Public support for fighting poverty is growing.
A much–publicized poll from Harvard’s Institute of Politics last week finds that millennials increasingly favor government action to reduce poverty and expand opportunity. In fact, 47 percent of those between the ages of 18-29 agree that “basic necessities, such as food and shelter, are a right that government should provide to those unable to afford them.” That’s up from 43 percent last year and 42 percent in 2014. A similar number of millennials—45 percent—believe the government should spend more to reduce poverty. That’s a dramatic increase from the 40 percent who shared this view in 2015, and the 35 percent who did in 2013.
But what the media missed in covering this poll is that these numbers actually understate the broad, bipartisan support for key safety net programs that help low- and moderate-income Americans.
A Vox/Morning Consult poll last month found that 60 percent of people ages 18-29 would be willing to pay additional taxes to fund “welfare benefits, such as help for women with infants or children, or nutrition programs”—significantly higher support than the Harvard findings.

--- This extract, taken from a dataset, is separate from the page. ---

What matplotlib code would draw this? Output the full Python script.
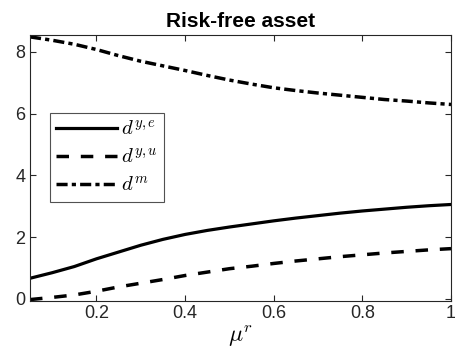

A majority—51 percent—would also pay more taxes to provide additional income assistance for those living below the poverty line.
Moreover, support for antipoverty programs is not limited to younger voters. 53 percent of Gen Xers—those between the ages of 45 and 54—support more benefit funding for women, infants or children. And when it comes to Social Security, a majority of voters in every age group would be willing to pay additional taxes to fund the program—including 56 percent of millennials. In fact, a Pew poll this year found that 54 percent of respondents from all age groups think aiding those in poverty should be a “top priority” for Congress and the President this year.